C’est une « première », dans le sens où, pour la première fois, la Commission européenne pourrait être contrainte (sous réserve d’un éventuel appel) de justifier de manière tangible la disparition des SMS.
Rappelons que la Commission avait déjà opposé une fin de non-recevoir à la médiatrice européenne, ainsi qu’à la Cour des comptes, qui demandait également accès au contenu des négociations préliminaires. Ces discussions, menées tambour battant avant les appels d’offres – seulement dix jours s’étaient écoulés entre l’appel d’offres et la date limite de soumission –, portaient sur des éléments clés des futurs contrats : prix, quantités, responsabilité civile, etc.
Le « SMSGate », qui rappelle l’affaire des SMS effacés lorsque Ursula von der Leyen était ministre de la Défense en Allemagne, n’est qu’un épisode du « PfizerGate » et les soupçons de collusion ou de corruption entre la présidente de la Commission et le PDG de Pfizer.
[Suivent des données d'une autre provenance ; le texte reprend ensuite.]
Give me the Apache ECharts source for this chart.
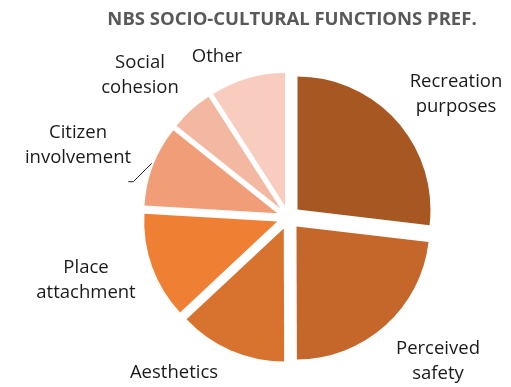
<!DOCTYPE html>
<html>
<head>
<meta charset="utf-8">
<script src="https://cdn.jsdelivr.net/npm/echarts@6/dist/echarts.min.js"></script>
<style>html,body{margin:0;padding:0;background:#fff;}#c{width:511px;height:387px;}</style>
</head>
<body>
<div id="c"></div>
<script>
const titleText = 'NBS SOCIO-CULTURAL FUNCTIONS PREF.';
const categories = ['Recreation\npurposes', 'Perceived\nsafety', 'Aesthetics', 'Place\nattachment', 'Citizen\ninvolvement', 'Social\ncohesion', 'Other'];
const values = [26.9, 23.1, 13.1, 12.9, 9.8, 5.2, 9.1];
const colors = ['#A65722', '#C5662A', '#D8722F', '#EE7F33', '#F09D78', '#F3B8A1', '#F8CCBF'];
const labelPos = [[456, 94], [438, 361], [174, 373], [86, 280], [78, 145], [140, 75], [217, 57]];
const leaderLine = [[151.7, 163.3], [133.3, 181.7], [128.3, 181.7]];

const labelFont = '18.5px "Open Sans"';
const graphics = categories.map((c, i) => ({
  type: 'text', silent: true, z: 10,
  style: {
    text: c, x: labelPos[i][0], y: labelPos[i][1],
    textAlign: 'center', textVerticalAlign: 'middle',
    font: labelFont, lineHeight: 25, fill: '#1a1a1a'
  }
}));
graphics.push({
  type: 'polyline', silent: true, z: 10,
  shape: {points: leaderLine},
  style: {stroke: '#222', lineWidth: 1, fill: null}
});

const chart = echarts.init(document.getElementById('c'), null, {renderer: 'canvas'});
chart.setOption({
  animation: false,
  title: {
    text: titleText, left: 287, top: 5, textAlign: 'center',
    textStyle: {fontFamily: 'Open Sans', fontWeight: 'bold', fontSize: 18.5, color: '#595959'}
  },
  graphic: graphics,
  series: [{
    type: 'pie',
    center: [288.5, 217.5],
    radius: [0, 133],
    startAngle: 90,
    clockwise: true,
    selectedMode: 'multiple',
    selectedOffset: 12,
    emphasis: {disabled: true},
    label: {show: false},
    labelLine: {show: false},
    data: categories.map((c, i) => ({
      name: c, value: values[i], selected: true,
      itemStyle: {color: colors[i]}
    }))
  }]
});
</script>
</body>
</html>
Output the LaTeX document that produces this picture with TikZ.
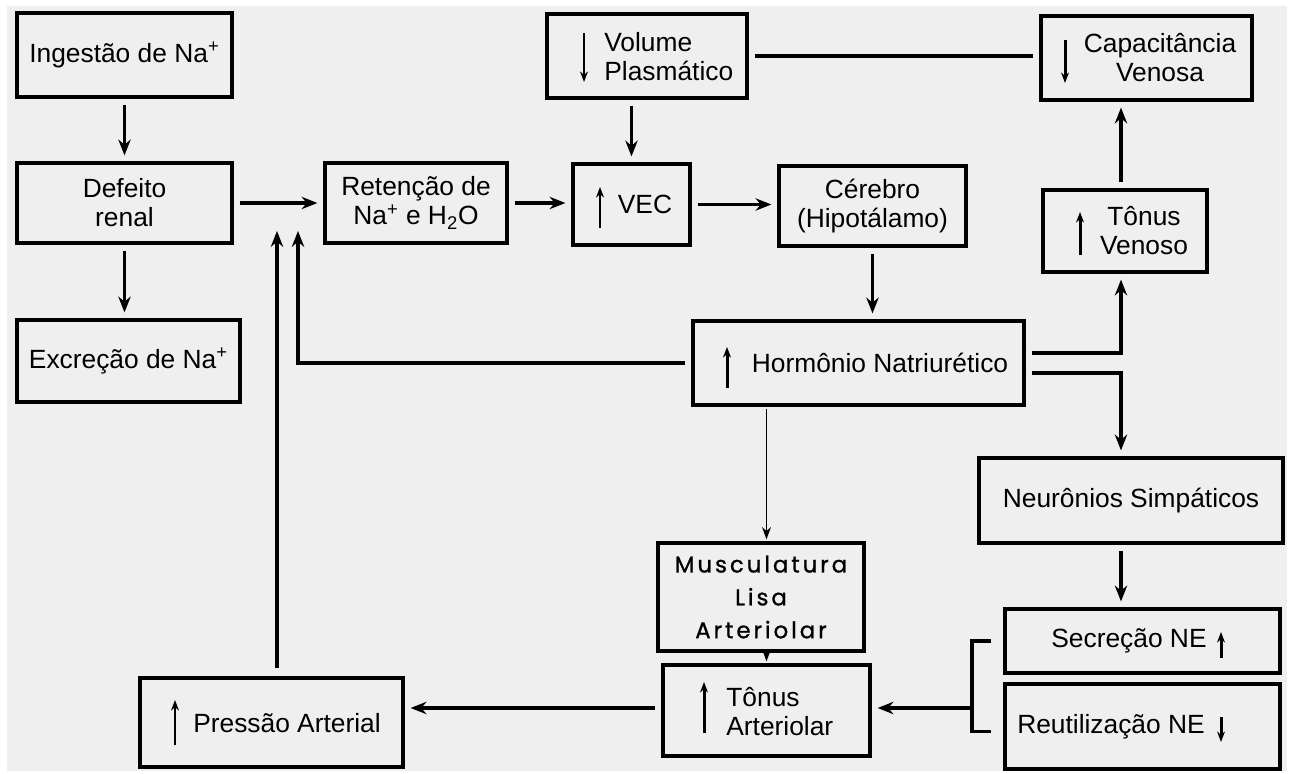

Dont les conclusions risquent de se perdre dans les méandres des réglementations et des compétences, âprement disputées.
Comment expliquer que ces textos n’aient pas été retrouvés par les opérateurs de téléphonie mobile, si tant est qu’une demande leur ait été adressée ? En Belgique, les données de communication ne sont conservées qu’un an pour des besoins judiciaires, et uniquement sur requête d’une autorité compétente. Les SMS datant de 2021, avec une enquête officiellement annoncée en 2022 mais relancée par le Parquet européen en 2024, ces données sont probablement perdues si aucune demande n’a été faite à temps.
La Cour de justice de l’UE n’a pas la compétence pour saisir directement les opérateurs télécoms, n’ayant ni pouvoirs d’enquête pénale ni mission de collecte de preuves matérielles. Ces démarches relèvent des autorités judiciaires nationales ou du Parquet européen (EPPO). Or, l’enquête pénale arrive trop tard pour récupérer les échanges – à notre connaissance, ni l’EPPO ni la justice belge n’ont sollicité les opérateurs – et elle est freinée par un conflit de juridictions entre autorités nationales et européennes.
Initialement ouverte par les autorités belges à Liège, à la suite d’une plainte déposée en 2023 par le lobbyiste Frédéric Baldan, l’enquête a été reprise en 2024 par l’EPPO. Et les SMS ne sont qu’un aspect périphérique pour ce dernier, qui examine notamment si leur absence constitue une violation des obligations de transparence et d’archivage de l’UE.
Discret en raison du secret de l’instruction, l’EPPO a déclaré en avril 2024 qu’aucun suspect n’avait été identifié. Cela a valu à sa procureure en chef, Laura Codruța Kövesi, une plainte déposée par l’avocate de Frédéric Baldan, contestant la reprise du dossier par l’EPPO, pour coalition de fonctionnaires et atteinte aux droits.